Клер понизила голос:

— Он сказал, что ему надо посвятить меня в одну семейную тайну.

— Тебя?

— Только меня; и потому он умолял меня добиться от матушки разрешения, чтобы ему как нашему родственнику была предоставлена возможность побеседовать со мной в течение часа, пусть даже на ее глазах, но так, чтобы она не слышала то, что он мне скажет. По его словам, речь идет о счастье всей его жизни.

— А мать тебе разрешит это?

— Надеюсь, ведь она так любит меня. Я обещала попросить у матушки разрешения прямо здесь и дать ему ответ к концу бала.

— А знаешь, — промолвила мадемуазель де Богарне, — он очень хорош собой, твой граф де Сент-Эрмин, да и танцует, как Гардель.

Оркестр, подав сигнал ко второму контрдансу, призвал девушек вернуться на прежние места, и бал возобновился с еще большим пылом.

Обе юные подруги, как мы видели, были весьма довольны графом де Сент-Эрмином как танцором.
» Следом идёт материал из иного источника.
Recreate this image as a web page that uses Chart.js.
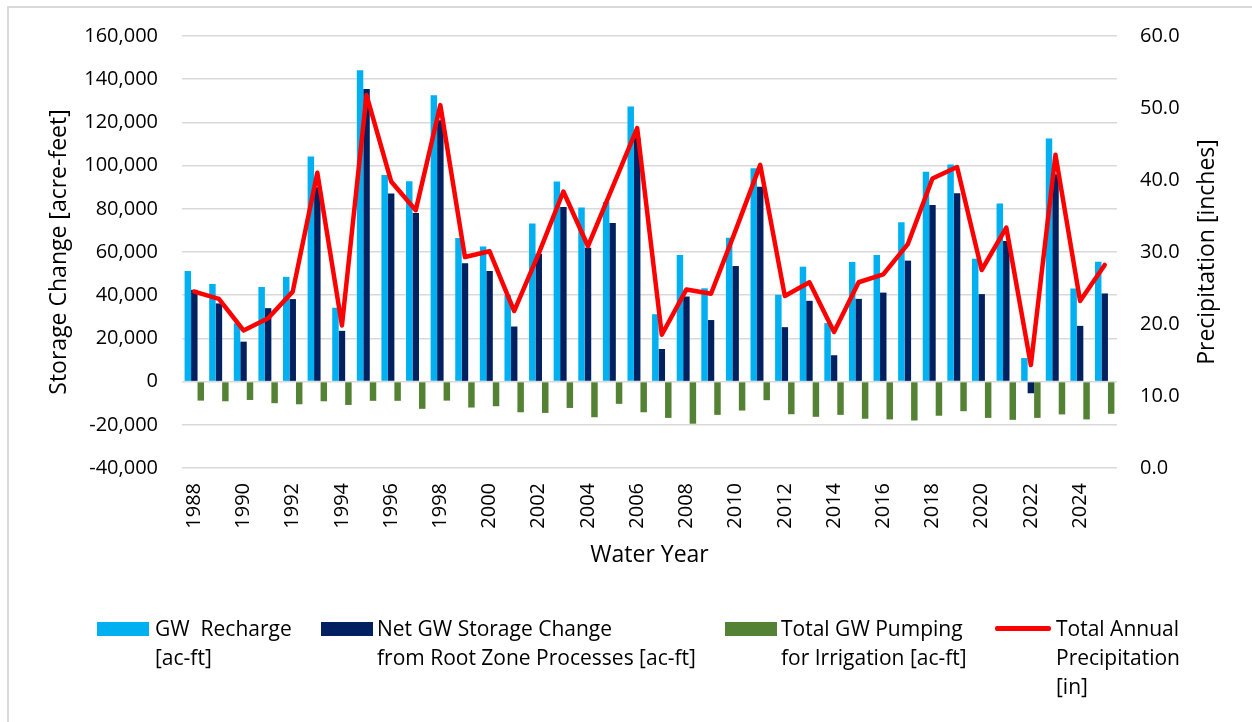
<!DOCTYPE html>
<html>
<head>
<meta charset="utf-8">
<script src="https://cdn.jsdelivr.net/npm/chart.js"></script>
<style>
  body { margin: 0; background: #fff; }
  #wrap { position: relative; width: 1252px; height: 722px; overflow: hidden; font-family: "Open Sans", sans-serif; }
  #frame { position: absolute; left: 7px; top: 6px; width: 1300px; height: 800px; border: 2px solid #d9d9d9; box-sizing: border-box; }
  canvas { position: absolute; left: 0; top: 0; }
  .txt { position: absolute; top: 614px; font-size: 21px; line-height: 29px; color: #000; white-space: nowrap; }
  .sw { position: absolute; }
</style>
</head>
<body>
<div id="wrap">
  <div id="frame"></div>
  <canvas id="chart" width="1252" height="722"></canvas>

  <!-- legend, drawn in html because the labels wrap onto several lines -->
  <div class="sw" style="left:97px;top:622px;width:52px;height:14px;background:#00B0F0"></div>
  <div class="txt" style="left:155px">GW&nbsp; Recharge<br>[ac-ft]</div>
  <div class="sw" style="left:321px;top:622px;width:52px;height:14px;background:#002060"></div>
  <div class="txt" style="left:377px">Net GW Storage Change<br>from Root Zone Processes [ac-ft]</div>
  <div class="sw" style="left:725px;top:622px;width:52px;height:14px;background:#548235"></div>
  <div class="txt" style="left:781px">Total GW Pumping<br>for Irrigation [ac-ft]</div>
  <div class="sw" style="left:995px;top:626px;width:56px;height:5px;background:#FF0000;border-radius:2px"></div>
  <div class="txt" style="left:1056px">Total Annual<br>Precipitation<br>[in]</div>
</div>

<script>
// water years on the x axis
const years = [
  "1988","1989","1990","1991","1992","1993","1994","1995","1996","1997",
  "1998","1999","2000","2001","2002","2003","2004","2005","2006","2007",
  "2008","2009","2010","2011","2012","2013","2014","2015","2016","2017",
  "2018","2019","2020","2021","2022","2023","2024","2025"
];

// ac-ft
const gwRecharge = [
  51200, 45200, 27000, 43800, 48500, 104200, 34200, 144200, 95700, 92800,
  132600, 66500, 62500, 40000, 73200, 92600, 80600, 83200, 127400, 31200,
  58600, 43200, 66600, 98800, 40200, 53200, 27100, 55400, 58600, 73800,
  97200, 100500, 56900, 82500, 10900, 112500, 43100, 55500
];
const netStorageChange = [
  42500, 36200, 18500, 34000, 38200, 90000, 23500, 135500, 87100, 78000,
  121000, 54800, 51200, 25500, 59200, 80800, 62000, 73400, 113000, 15100,
  39400, 28500, 53500, 90200, 25200, 37400, 12200, 38300, 41200, 56000,
  81800, 87200, 40500, 65100, -5400, 96000, 25800, 40800
];
const gwPumping = [
  -8800, -9100, -8500, -10000, -10500, -9100, -10800, -8900, -8900, -12600,
  -8800, -12000, -11400, -14200, -14500, -12200, -16500, -10300, -14200, -16800,
  -19500, -15400, -13400, -8600, -15100, -16300, -15400, -17200, -17500, -18000,
  -15800, -13700, -16800, -17700, -16800, -15200, -17500, -14900
];
// inches
const precipitation = [
  24.5, 23.5, 19.1, 20.8, 24.5, 41.0, 19.8, 51.8, 39.8, 35.8,
  50.4, 29.3, 30.1, 21.8, 29.8, 38.4, 30.8, 39.0, 47.2, 18.5,
  24.8, 24.2, 33.0, 42.1, 23.9, 25.8, 18.9, 25.8, 26.9, 31.1,
  40.2, 41.8, 27.5, 33.4, 14.3, 43.5, 23.2, 28.2
];

const leftRange = [-40000, 160000, 20000];
const rightRange = [0, 60, 10];
const leftTitle = "Storage Change [acre-feet]";
const rightTitle = "Precipitation [inches]";
const xTitle = "Water Year";

Chart.defaults.font.family = '"Open Sans", sans-serif';
Chart.defaults.color = "#000";

const grid = "#d9d9d9";

// chart.js puts a right-hand title reading downwards, the original reads upwards
const rightTitlePlugin = {
  id: "rightTitle",
  afterDraw(chart) {
    const { ctx, chartArea } = chart;
    ctx.save();
    ctx.translate(1207, (chartArea.top + chartArea.bottom) / 2);
    ctx.rotate(-Math.PI / 2);
    ctx.font = '23px "Open Sans"';
    ctx.fillStyle = "#000";
    ctx.textAlign = "center";
    ctx.textBaseline = "middle";
    ctx.fillText(rightTitle, 0, 0);
    ctx.restore();
  }
};

new Chart(document.getElementById("chart"), {
  type: "bar",
  data: {
    labels: years,
    datasets: [
      {
        type: "line",
        label: "Total Annual Precipitation [in]",
        data: precipitation,
        yAxisID: "y1",
        borderColor: "#FF0000",
        borderWidth: 4.5,
        pointRadius: 0,
        tension: 0,
        borderJoinStyle: "round",
        borderCapStyle: "round",
        order: 0
      },
      { label: "GW Recharge [ac-ft]", data: gwRecharge, backgroundColor: "#00B0F0", yAxisID: "y", order: 1 },
      { label: "Net GW Storage Change from Root Zone Processes [ac-ft]", data: netStorageChange, backgroundColor: "#002060", yAxisID: "y", order: 1 },
      { label: "Total GW Pumping for Irrigation [ac-ft]", data: gwPumping, backgroundColor: "#548235", yAxisID: "y", order: 1 }
    ]
  },
  options: {
    responsive: false,
    animation: false,
    datasets: { bar: { categoryPercentage: 0.79, barPercentage: 1.0 } },
    layout: { padding: { left: 0, right: 0, top: 35, bottom: 149 } },
    plugins: {
      legend: { display: false },
      tooltip: { enabled: false }
    },
    scales: {
      x: {
        grid: { display: false, drawTicks: false },
        border: { display: false },
        ticks: {
          autoSkip: false,
          maxRotation: 90,
          minRotation: 90,
          padding: 15,
          font: { size: 20 },
          callback: (v, i) => (i % 2 === 0 ? years[i] : "")
        },
        title: { display: true, text: xTitle, font: { size: 23 }, padding: { top: 4, bottom: 4 } },
        afterFit: s => { s.height = 105; }
      },
      y: {
        position: "left",
        min: leftRange[0],
        max: leftRange[1],
        grid: { color: grid, lineWidth: 1.5, drawTicks: false },
        border: { display: false },
        ticks: {
          stepSize: leftRange[2],
          padding: 24,
          font: { size: 20 },
          callback: v => v.toLocaleString("en-US")
        },
        title: { display: true, text: leftTitle, font: { size: 23 }, padding: { top: 46, bottom: 0 } },
        afterFit: s => { s.width = 182; }
      },
      y1: {
        position: "right",
        min: rightRange[0],
        max: rightRange[1],
        grid: { drawOnChartArea: false, drawTicks: false },
        border: { display: false },
        ticks: {
          stepSize: rightRange[2],
          padding: 23,
          font: { size: 20 },
          callback: v => v.toFixed(1)
        },
        afterFit: s => { s.width = 135; }
      }
    }
  },
  plugins: [rightTitlePlugin]
});
</script>
</body>
</html>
Но рил, в котором он танцевал, был всего лишь обычным контрдансом.

В те времена бытовали два испытания, которым подвергали танцоров, чье мастерство вызывало сомнение.

Этими испытаниями были гавот и менуэт.

Мадемуазель де Богарне и Клер ждали, когда молодой граф будет танцевать гавот, относительно которого он условился с Гортензией.